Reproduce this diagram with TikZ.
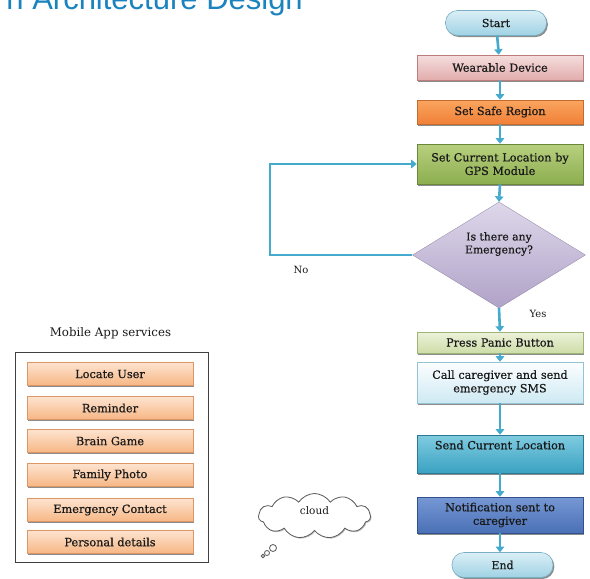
\documentclass[tikz,border=0pt]{standalone}
\usepackage{fontspec}
\setmainfont{DejaVu Serif}
\newfontfamily\boxfont{DejaVu Serif}[FakeBold=0.6]
\newfontfamily\titlefont{Liberation Sans}
\usetikzlibrary{shapes.geometric,shapes.symbols,shadows,arrows.meta}
\definecolor{arrowc}{RGB}{68,170,206}
\definecolor{titlec}{RGB}{27,131,190}
\definecolor{termT}{RGB}{218,239,246}
\definecolor{termB}{RGB}{160,210,228}
\definecolor{termD}{RGB}{120,175,195}
\definecolor{pinkT}{RGB}{245,222,222}
\definecolor{pinkB}{RGB}{226,172,172}
\definecolor{pinkD}{RGB}{190,125,125}
\definecolor{orT}{RGB}{250,165,95}
\definecolor{orB}{RGB}{240,128,55}
\definecolor{orD}{RGB}{196,108,48}
\definecolor{grT}{RGB}{184,208,126}
\definecolor{grB}{RGB}{140,174,80}
\definecolor{grD}{RGB}{106,136,58}
\definecolor{viT}{RGB}{222,216,234}
\definecolor{viB}{RGB}{176,162,200}
\definecolor{olT}{RGB}{236,242,218}
\definecolor{olB}{RGB}{206,221,168}
\definecolor{olD}{RGB}{160,180,120}
\definecolor{ltT}{RGB}{252,254,255}
\definecolor{ltB}{RGB}{206,233,243}
\definecolor{ltD}{RGB}{150,195,212}
\definecolor{tlT}{RGB}{128,203,224}
\definecolor{tlB}{RGB}{58,162,194}
\definecolor{tlD}{RGB}{40,120,150}
\definecolor{blT}{RGB}{118,152,212}
\definecolor{blB}{RGB}{74,112,182}
\definecolor{blD}{RGB}{50,80,140}
\definecolor{itT}{RGB}{253,228,208}
\definecolor{itB}{RGB}{247,182,132}
\definecolor{itD}{RGB}{222,150,100}
\tikzset{
  shad/.style={drop shadow={shadow xshift=1.3pt,shadow yshift=-1.5pt,fill=black,opacity=0.45}},
  flowbox/.style={rectangle, draw, line width=0.6pt, minimum width=165pt, inner sep=3pt,
    align=center, text width=160pt, font=\boxfont\fontsize{11.2}{13.5}\selectfont, text=black!90, shad},
  term/.style={rectangle, rounded corners=12pt, draw=termD, line width=0.6pt, top color=termT, bottom color=termB,
    minimum width=101pt, minimum height=25pt, font=\boxfont\fontsize{11}{12}\selectfont, text=black!90, shad},
  itembox/.style={rectangle, draw=itD, line width=0.5pt, top color=itT, bottom color=itB,
    minimum width=166pt, minimum height=23pt, inner sep=0pt, font=\boxfont\fontsize{11.3}{12}\selectfont, text=black!90, shad},
  arr/.style={draw=arrowc, line width=2.6pt, -{Triangle[width=8.5pt,length=5.5pt]}},
  plain/.style={font=\fontsize{10}{11}\selectfont, text=black!90}
}
\begin{document}
\begin{tikzpicture}[x=1pt,y=-1pt]
\clip (0,0) rectangle (590,579);
\useasboundingbox (0,0) rectangle (590,579);

% title (cut off at top)
\node[anchor=base east, inner sep=0pt, text=titlec, font=\titlefont\fontsize{31}{34}\selectfont] (title) at (303,9) {n Architecture Design};

% flowchart
\node[term] (start) at (496,23) {Start};
\node[flowbox, draw=pinkD, top color=pinkT, bottom color=pinkB, minimum height=25pt] (wear) at (500,67.5) {Wearable Device};
\node[flowbox, draw=orD, top color=orT, bottom color=orB, minimum height=24pt] (safe) at (500,112) {Set Safe Region};
\node[flowbox, draw=grD, top color=grT, bottom color=grB, minimum height=40pt] (gps) at (500,164) {Set Current Location by\\GPS Module};
\node[diamond, minimum width=173pt, minimum height=106pt, inner sep=0pt, top color=viT, bottom color=viB, draw=viB!80!black, line width=0.3pt,
  label={[plain, font=\boxfont\fontsize{10.8}{13}\selectfont, align=center, yshift=11pt]center:Is there any\\Emergency?}] (dec) at (499,255) {};
\node[flowbox, draw=olD, top color=olT, bottom color=olB, minimum height=21pt] (panic) at (500,342.5) {Press Panic Button};
\node[flowbox, draw=ltD, top color=ltT, bottom color=ltB, minimum height=41pt] (call) at (500,382.5) {Call caregiver and send\\emergency SMS};
\node[flowbox, draw=tlD, top color=tlT, bottom color=tlB, minimum height=38pt, text depth=18pt, inner ysep=5pt] (send) at (500,454) {Send Current Location};
\node[flowbox, draw=blD, top color=blT, bottom color=blB, minimum height=36pt] (notif) at (500,515) {Notification sent to\\caregiver};
\node[term] (end) at (502.5,565) {End};

\draw[arr] (start) -- (wear);
\draw[arr] (wear) -- (safe);
\draw[arr] (safe) -- (gps);
\draw[arr] (gps.south) -- (dec.north);
\draw[arr] (dec.south) -- (panic.north);
\draw[arr] (panic) -- (call);
\draw[arr] (call) -- (send);
\draw[arr] (send) -- (notif);
\draw[arr] (notif.south) -- (notif.south |- end.north);

\coordinate (loopc) at (270,255);
\draw[arr] (dec.west) -- (loopc) |- (gps.west);

\node[plain] (no) at (301,270) {No};
\node[plain] (yes) at (538,314) {Yes};

% mobile app services
\node[font=\fontsize{11.8}{13}\selectfont, text=black!90] (mtitle) at (110.5,333) {Mobile App services};
\node[rectangle, draw=black!75, line width=0.9pt, minimum width=193pt, minimum height=210pt, inner sep=0pt] (panel) at (111.5,457) {};
\node[itembox] (i1) at (110,374) {Locate User};
\node[itembox] (i2) at (110,408) {Reminder};
\node[itembox] (i3) at (110,441) {Brain Game};
\node[itembox] (i4) at (110,475) {Family Photo};
\node[itembox] (i5) at (110,510) {Emergency Contact};
\node[itembox] (i6) at (110,542) {Personal details};

% cloud
\node[cloud, cloud puffs=11, cloud puff arc=115, aspect=2.4, draw=black!65, line width=0.8pt, fill=white,
  minimum width=112pt, minimum height=45pt, inner sep=0pt,
  drop shadow={shadow xshift=1pt,shadow yshift=-1pt,fill=black,opacity=0.25},
  label={[plain, font=\fontsize{10.5}{12}\selectfont, yshift=5pt]center:cloud}] (cl) at (314.5,516) {};
\node[circle, draw=black!65, line width=0.8pt, fill=white, minimum size=7pt, inner sep=0pt] (b1) at (273,548) {};
\node[circle, draw=black!65, line width=0.8pt, fill=white, minimum size=5pt, inner sep=0pt] (b2) at (267,553) {};
\node[circle, draw=black!65, line width=0.8pt, fill=white, minimum size=3.5pt, inner sep=0pt] (b3) at (263,556) {};
\end{tikzpicture}
\end{document}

== == ==

**YOUR GOAL**: Go through the data above and transcribe it in full, omitting any image.

**OUTPUT OF THE TASK**:
Reproduce this diagram with TikZ.
\documentclass[tikz,border=0pt]{standalone}
\usepackage{fontspec}
\setmainfont{DejaVu Serif}
\newfontfamily\boxfont{DejaVu Serif}[FakeBold=0.6]
\newfontfamily\titlefont{Liberation Sans}
\usetikzlibrary{shapes.geometric,shapes.symbols,shadows,arrows.meta}
\definecolor{arrowc}{RGB}{68,170,206}
\definecolor{titlec}{RGB}{27,131,190}
\definecolor{termT}{RGB}{218,239,246}
\definecolor{termB}{RGB}{160,210,228}
\definecolor{termD}{RGB}{120,175,195}
\definecolor{pinkT}{RGB}{245,222,222}
\definecolor{pinkB}{RGB}{226,172,172}
\definecolor{pinkD}{RGB}{190,125,125}
\definecolor{orT}{RGB}{250,165,95}
\definecolor{orB}{RGB}{240,128,55}
\definecolor{orD}{RGB}{196,108,48}
\definecolor{grT}{RGB}{184,208,126}
\definecolor{grB}{RGB}{140,174,80}
\definecolor{grD}{RGB}{106,136,58}
\definecolor{viT}{RGB}{222,216,234}
\definecolor{viB}{RGB}{176,162,200}
\definecolor{olT}{RGB}{236,242,218}
\definecolor{olB}{RGB}{206,221,168}
\definecolor{olD}{RGB}{160,180,120}
\definecolor{ltT}{RGB}{252,254,255}
\definecolor{ltB}{RGB}{206,233,243}
\definecolor{ltD}{RGB}{150,195,212}
\definecolor{tlT}{RGB}{128,203,224}
\definecolor{tlB}{RGB}{58,162,194}
\definecolor{tlD}{RGB}{40,120,150}
\definecolor{blT}{RGB}{118,152,212}
\definecolor{blB}{RGB}{74,112,182}
\definecolor{blD}{RGB}{50,80,140}
\definecolor{itT}{RGB}{253,228,208}
\definecolor{itB}{RGB}{247,182,132}
\definecolor{itD}{RGB}{222,150,100}
\tikzset{
  shad/.style={drop shadow={shadow xshift=1.3pt,shadow yshift=-1.5pt,fill=black,opacity=0.45}},
  flowbox/.style={rectangle, draw, line width=0.6pt, minimum width=165pt, inner sep=3pt,
    align=center, text width=160pt, font=\boxfont\fontsize{11.2}{13.5}\selectfont, text=black!90, shad},
  term/.style={rectangle, rounded corners=12pt, draw=termD, line width=0.6pt, top color=termT, bottom color=termB,
    minimum width=101pt, minimum height=25pt, font=\boxfont\fontsize{11}{12}\selectfont, text=black!90, shad},
  itembox/.style={rectangle, draw=itD, line width=0.5pt, top color=itT, bottom color=itB,
    minimum width=166pt, minimum height=23pt, inner sep=0pt, font=\boxfont\fontsize{11.3}{12}\selectfont, text=black!90, shad},
  arr/.style={draw=arrowc, line width=2.6pt, -{Triangle[width=8.5pt,length=5.5pt]}},
  plain/.style={font=\fontsize{10}{11}\selectfont, text=black!90}
}
\begin{document}
\begin{tikzpicture}[x=1pt,y=-1pt]
\clip (0,0) rectangle (590,579);
\useasboundingbox (0,0) rectangle (590,579);

% title (cut off at top)
\node[anchor=base east, inner sep=0pt, text=titlec, font=\titlefont\fontsize{31}{34}\selectfont] (title) at (303,9) {n Architecture Design};

% flowchart
\node[term] (start) at (496,23) {Start};
\node[flowbox, draw=pinkD, top color=pinkT, bottom color=pinkB, minimum height=25pt] (wear) at (500,67.5) {Wearable Device};
\node[flowbox, draw=orD, top color=orT, bottom color=orB, minimum height=24pt] (safe) at (500,112) {Set Safe Region};
\node[flowbox, draw=grD, top color=grT, bottom color=grB, minimum height=40pt] (gps) at (500,164) {Set Current Location by\\GPS Module};
\node[diamond, minimum width=173pt, minimum height=106pt, inner sep=0pt, top color=viT, bottom color=viB, draw=viB!80!black, line width=0.3pt,
  label={[plain, font=\boxfont\fontsize{10.8}{13}\selectfont, align=center, yshift=11pt]center:Is there any\\Emergency?}] (dec) at (499,255) {};
\node[flowbox, draw=olD, top color=olT, bottom color=olB, minimum height=21pt] (panic) at (500,342.5) {Press Panic Button};
\node[flowbox, draw=ltD, top color=ltT, bottom color=ltB, minimum height=41pt] (call) at (500,382.5) {Call caregiver and send\\emergency SMS};
\node[flowbox, draw=tlD, top color=tlT, bottom color=tlB, minimum height=38pt, text depth=18pt, inner ysep=5pt] (send) at (500,454) {Send Current Location};
\node[flowbox, draw=blD, top color=blT, bottom color=blB, minimum height=36pt] (notif) at (500,515) {Notification sent to\\caregiver};
\node[term] (end) at (502.5,565) {End};

\draw[arr] (start) -- (wear);
\draw[arr] (wear) -- (safe);
\draw[arr] (safe) -- (gps);
\draw[arr] (gps.south) -- (dec.north);
\draw[arr] (dec.south) -- (panic.north);
\draw[arr] (panic) -- (call);
\draw[arr] (call) -- (send);
\draw[arr] (send) -- (notif);
\draw[arr] (notif.south) -- (notif.south |- end.north);

\coordinate (loopc) at (270,255);
\draw[arr] (dec.west) -- (loopc) |- (gps.west);

\node[plain] (no) at (301,270) {No};
\node[plain] (yes) at (538,314) {Yes};

% mobile app services
\node[font=\fontsize{11.8}{13}\selectfont, text=black!90] (mtitle) at (110.5,333) {Mobile App services};
\node[rectangle, draw=black!75, line width=0.9pt, minimum width=193pt, minimum height=210pt, inner sep=0pt] (panel) at (111.5,457) {};
\node[itembox] (i1) at (110,374) {Locate User};
\node[itembox] (i2) at (110,408) {Reminder};
\node[itembox] (i3) at (110,441) {Brain Game};
\node[itembox] (i4) at (110,475) {Family Photo};
\node[itembox] (i5) at (110,510) {Emergency Contact};
\node[itembox] (i6) at (110,542) {Personal details};

% cloud
\node[cloud, cloud puffs=11, cloud puff arc=115, aspect=2.4, draw=black!65, line width=0.8pt, fill=white,
  minimum width=112pt, minimum height=45pt, inner sep=0pt,
  drop shadow={shadow xshift=1pt,shadow yshift=-1pt,fill=black,opacity=0.25},
  label={[plain, font=\fontsize{10.5}{12}\selectfont, yshift=5pt]center:cloud}] (cl) at (314.5,516) {};
\node[circle, draw=black!65, line width=0.8pt, fill=white, minimum size=7pt, inner sep=0pt] (b1) at (273,548) {};
\node[circle, draw=black!65, line width=0.8pt, fill=white, minimum size=5pt, inner sep=0pt] (b2) at (267,553) {};
\node[circle, draw=black!65, line width=0.8pt, fill=white, minimum size=3.5pt, inner sep=0pt] (b3) at (263,556) {};
\end{tikzpicture}
\end{document}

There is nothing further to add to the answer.